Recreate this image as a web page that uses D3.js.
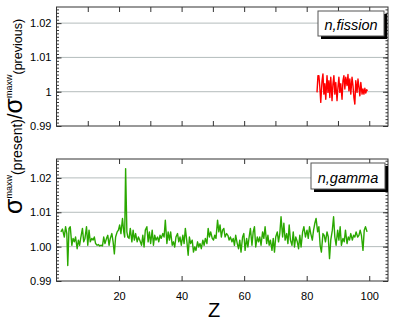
<!DOCTYPE html>
<html><head><meta charset="utf-8">
<script src="https://cdn.jsdelivr.net/npm/d3@7"></script>
<style>body{margin:0;background:#fff}svg{display:block}</style>
</head><body>
<svg id="c" width="395" height="322"></svg>
<script>
// ---- data ----
const fissionZ = [83.3,83.6,83.9,84.2,84.5,84.9,85.2,85.5,85.8,86.1,86.5,86.8,87.1,87.4,87.7,88.1,88.4,88.7,89.0,89.3,89.7,90.0,90.3,90.6,90.9,91.3,91.6,91.9,92.2,92.5,92.9,93.2,93.5,93.8,94.1,94.5,94.8,95.1,95.4,95.7,96.1,96.4,96.7,97.0,97.3,97.7,98.0,98.3,98.6,98.9,99.2,99.4];
const fissionRatio = [0.9998,1.0047,1.0047,1.0013,0.9969,1.0032,1.0052,0.9993,1.0023,0.9978,1.0047,0.9998,1.0032,0.9983,1.0042,0.9974,1.0023,1.0047,0.9993,1.0027,0.9974,1.0013,1.0042,0.9998,1.0023,0.9978,1.0032,1.0047,1.0008,1.0042,1.0018,1.0050,1.0003,1.0037,0.9993,1.0042,1.0018,0.9983,0.9964,1.0032,0.9998,1.0037,1.0013,0.9988,1.0027,0.9993,1.0008,0.9993,1.0010,0.9996,1.0006,1.0002];

const gammaZ = [1.4,1.9,2.5,2.9,3.3,3.6,4.0,4.4,4.9,5.3,5.7,6.1,6.6,7.0,7.4,7.8,8.3,8.7,9.1,9.6,10.0,10.4,10.8,11.3,11.7,12.1,12.5,13.0,13.4,13.8,14.2,14.7,15.1,15.5,16.0,16.4,16.8,17.2,17.7,18.1,18.5,18.9,19.4,19.8,20.2,20.6,21.1,21.5,21.8,22.1,22.5,22.8,23.2,23.6,24.1,24.5,24.9,25.3,25.8,26.2,26.6,
27.2,27.6,28.0,28.4,28.9,29.3,29.7,30.1,30.6,31.0,31.4,31.8,32.3,32.7,33.1,33.5,34.0,34.4,34.8,35.3,35.7,36.1,36.5,37.0,37.4,37.8,38.2,38.7,39.1,39.5,39.9,40.4,40.8,41.2,41.7,42.1,42.5,42.9,43.4,43.8,44.2,44.6,45.1,45.5,45.9,46.3,46.8,47.2,47.6,48.1,48.5,48.9,49.3,49.8,50.2,50.6,51.0,51.5,51.9,52.3,52.7,
53.1,53.5,53.9,54.4,54.8,55.2,55.6,56.1,56.5,56.9,57.3,57.8,58.2,58.6,59.0,59.5,59.9,60.3,60.8,61.2,61.6,62.0,62.5,62.9,63.3,63.7,64.2,64.6,65.0,65.4,65.9,66.3,66.7,67.2,67.6,68.0,68.4,68.9,69.3,69.7,70.1,70.6,71.0,71.4,71.8,72.3,72.7,73.1,73.6,74.0,74.4,74.8,75.3,75.7,76.1,76.5,77.0,77.4,77.8,78.2,78.7,79.1,
79.6,80.1,80.5,80.9,81.3,81.8,82.2,82.6,83.0,83.5,83.9,84.3,84.7,85.2,85.6,86.0,86.5,86.9,87.3,87.7,88.2,88.6,89.0,89.4,89.9,90.3,90.7,91.1,91.6,92.0,92.4,92.9,93.3,93.7,94.1,94.6,95.0,95.4,95.8,96.3,96.7,97.1,97.5,98.0,98.4,98.8,99.3];
const gammaRatio = [1.0043,1.0051,1.0028,1.0058,1.0038,0.9945,1.0053,1.0058,1.0004,1.0024,1.0014,1.0028,0.9994,1.0019,1.0004,1.0028,1.0053,1.0014,1.0024,1.0058,1.0004,1.0048,1.0014,1.0024,1.0019,1.0028,1.0009,1.0004,1.0006,1.0002,1.0004,1.0002,1.0028,1.0009,1.0024,1.0033,1.0004,1.0024,1.0038,1.0014,0.9979,1.0028,1.0043,1.0048,1.0063,1.0038,1.0082,1.0043,1.0028,1.0227,1.0043,1.0028,1.0024,1.0053,1.0014,1.0048,1.0019,1.0038,1.0014,1.0028,1.0019,
1.0004,1.0033,0.9999,1.0048,1.0058,1.0014,1.0043,1.0009,1.0048,1.0004,1.0033,1.0019,1.0028,1.0014,1.0033,1.0024,1.0038,1.0028,1.0077,1.0009,1.0043,1.0019,1.0043,1.0004,1.0014,0.9999,1.0028,1.0038,1.0014,1.0028,1.0004,1.0033,1.0009,1.0053,1.0014,0.9975,1.0028,1.0009,1.0019,0.9984,0.9999,0.9989,1.0014,0.9999,1.0009,0.9994,1.0019,1.0004,1.0024,1.0009,1.0053,1.0028,1.0043,1.0024,1.0019,1.0033,1.0024,1.0077,1.0043,1.0063,1.0028,
1.0048,1.0053,1.0028,1.0038,1.0033,1.0019,1.0028,1.0014,1.0024,1.0004,1.0033,1.0009,0.9994,1.0019,0.9984,1.0028,1.0038,0.9989,1.0024,0.9999,1.0028,1.0053,1.0004,1.0043,1.0058,0.9999,1.0028,1.0014,1.0028,1.0004,1.0043,1.0024,1.0058,1.0009,1.0033,1.0004,1.0019,0.9989,1.0024,0.9984,1.0028,1.0043,1.0014,1.0038,1.0087,1.0028,1.0068,1.0019,1.0038,1.0009,1.0063,1.0019,1.0004,1.0043,0.9999,1.0028,1.0014,0.9994,1.0033,0.9999,1.0043,1.0058,
1.0028,1.0048,1.0024,1.0058,1.0038,1.0019,1.0048,1.0068,1.0082,1.0043,1.0058,1.0004,0.9984,1.0038,1.0033,1.0014,1.0043,1.0028,0.9965,1.0019,1.0048,1.0087,1.0028,1.0004,1.0048,1.0019,1.0058,1.0004,1.0024,1.0014,1.0048,1.0009,1.0028,1.0019,1.0038,1.0019,1.0033,1.0028,1.0043,1.0028,1.0033,1.0048,1.0033,0.9989,1.0048,1.0058,1.0043];

const yMajor = [0.99, 1.00, 1.01, 1.02];
const yLabelsTop = ["0.99", "1", "1.01", "1.02"];
const yLabelsBottom = ["0.99", "1.00", "1.01", "1.02"];
const xTicksTop = [10,20,30,40,50,60,70,80,90,100];
const xTicksBottom = [20,40,60,80,100];
const xLabelsBottom = ["20","40","60","80","100"];
const legendTop = "n,fission";
const legendBottom = "n,gamma";

// ---- drawing ----
const svg = d3.select("#c");
const FONT = "'Liberation Sans', Arial, Helvetica, sans-serif";
const L = 56.5, R = 388;
const x = d3.scaleLinear().domain([0, 106]).range([L, R]);

function panel(top, bottom, yMax, zs, vals, color, yLabels, xTicks, xLabels, legendText, box) {
  const y = d3.scaleLinear().domain([0.99, yMax]).range([bottom, top]);
  const g = svg.append("g");
  const id = "clip" + Math.round(top);
  svg.append("clipPath").attr("id", id).append("rect")
    .attr("x", L).attr("y", top).attr("width", R - L).attr("height", bottom - top);

  // gridlines
  g.selectAll(".grid").data(yMajor.slice(1)).join("line")
    .attr("x1", L).attr("x2", R)
    .attr("y1", d => y(d)).attr("y2", d => y(d))
    .attr("stroke", "#b4bcbc").attr("stroke-width", 1);

  // minor y ticks
  const minor = d3.range(0.99, yMax, 0.001);
  const axMinL = d3.axisLeft(y).tickValues(minor).tickSize(-2.5).tickFormat("");
  const axMinR = d3.axisRight(y).tickValues(minor).tickSize(-2.5).tickFormat("");
  [[axMinL, L], [axMinR, R]].forEach(([a, px]) => {
    const s = g.append("g").attr("transform", `translate(${px},0)`).call(a);
    s.select(".domain").remove();
    s.selectAll("line").attr("stroke", "#333");
  });
  // major y ticks
  const axL = d3.axisLeft(y).tickValues(yMajor).tickSize(-5).tickPadding(5)
    .tickFormat((d, i) => yLabels[i]);
  const sL = g.append("g").attr("transform", `translate(${L},0)`).call(axL);
  sL.select(".domain").remove();
  sL.selectAll("line").attr("stroke", "#333");
  sL.selectAll("text").attr("font-family", FONT).attr("font-size", 11).attr("fill", "#000");
  const axR = d3.axisRight(y).tickValues(yMajor).tickSize(-5).tickFormat("");
  const sR = g.append("g").attr("transform", `translate(${R},0)`).call(axR);
  sR.select(".domain").remove();
  sR.selectAll("line").attr("stroke", "#333");

  // x ticks
  const axT = d3.axisTop(x).tickValues(xTicks).tickSize(-5).tickFormat("");
  const sT = g.append("g").attr("transform", `translate(0,${top})`).call(axT);
  sT.select(".domain").remove();
  sT.selectAll("line").attr("stroke", "#333");
  const axB = d3.axisBottom(x).tickValues(xTicks).tickSize(-5).tickPadding(11)
    .tickFormat((d, i) => xLabels ? xLabels[i] : "");
  const sB = g.append("g").attr("transform", `translate(0,${bottom})`).call(axB);
  sB.select(".domain").remove();
  sB.selectAll("line").attr("stroke", "#333");
  sB.selectAll("text").attr("font-family", FONT).attr("font-size", 11).attr("fill", "#000");

  // data line
  const line = d3.line().x(d => x(d[0])).y(d => y(d[1]));
  g.append("path").datum(zs.map((z, i) => [z, vals[i]]))
    .attr("clip-path", `url(#${id})`)
    .attr("d", line).attr("fill", "none").attr("stroke", color)
    .attr("stroke-width", 1.4).attr("stroke-linejoin", "round");

  // frame
  g.append("rect").attr("x", L).attr("y", top).attr("width", R - L).attr("height", bottom - top)
    .attr("fill", "none").attr("stroke", "#333").attr("stroke-width", 1);

  // legend box
  g.append("rect").attr("x", box.x + 3).attr("y", box.y + 3).attr("width", box.w).attr("height", box.h)
    .attr("fill", "#000");
  g.append("rect").attr("x", box.x).attr("y", box.y).attr("width", box.w).attr("height", box.h)
    .attr("fill", "#fff").attr("stroke", "#555").attr("stroke-width", 1);
  g.append("text").attr("x", box.x + box.w / 2).attr("y", box.y + box.h - 6)
    .attr("text-anchor", "middle").attr("font-family", FONT).attr("font-style", "italic")
    .attr("font-size", 14.5).attr("fill", "#000").text(legendText);
}

panel(7, 126, 1.0247, fissionZ, fissionRatio, "#ff0000", yLabelsTop, xTicksTop, null, legendTop,
  {x: 318, y: 11, w: 66, h: 25});
panel(159, 281, 1.0255, gammaZ, gammaRatio, "#2aa800", yLabelsBottom, xTicksBottom, xLabelsBottom, legendBottom,
  {x: 311, y: 163, w: 74, h: 26});

// axis titles
svg.append("text").attr("x", 214).attr("y", 317).attr("text-anchor", "middle")
  .attr("font-family", FONT).attr("font-size", 20).text("Z");

const yl = svg.append("text").attr("transform", "translate(22,214) rotate(-90)")
  .attr("font-family", FONT).attr("fill", "#000");
yl.append("tspan").attr("font-size", 25).text("σ");
yl.append("tspan").attr("font-size", 9).attr("dy", -10).text("maxw");
yl.append("tspan").attr("font-size", 14).attr("dy", 10).text("(present)");
yl.append("tspan").attr("font-size", 20).text("/");
yl.append("tspan").attr("font-size", 25).text("σ");
yl.append("tspan").attr("font-size", 9).attr("dy", -10).text("maxw");
yl.append("tspan").attr("font-size", 12.5).attr("dy", 10).text("(previous)");
</script>
</body></html>
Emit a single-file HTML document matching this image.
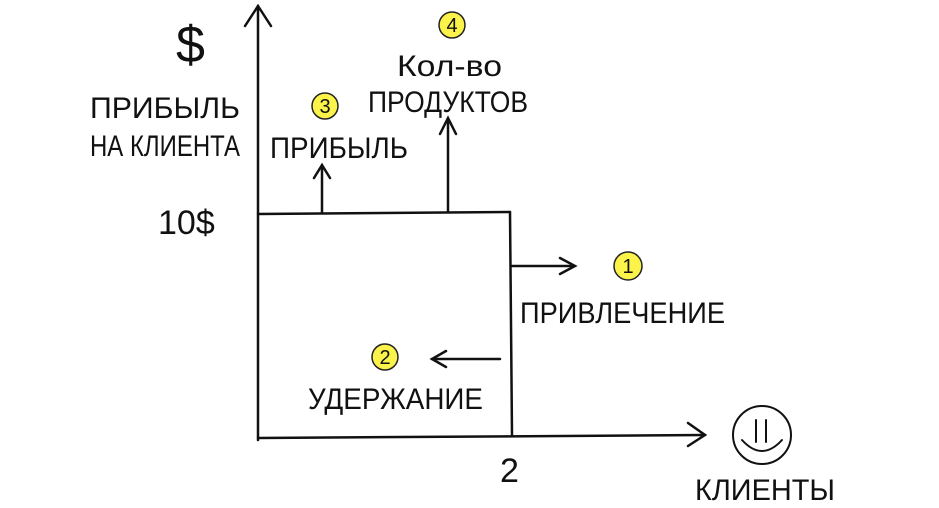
________
#### TASK GOAL:
State the number of lines in the data that include the string "this", and add nothing else.

#### ANSWER FOR THE TASK:
2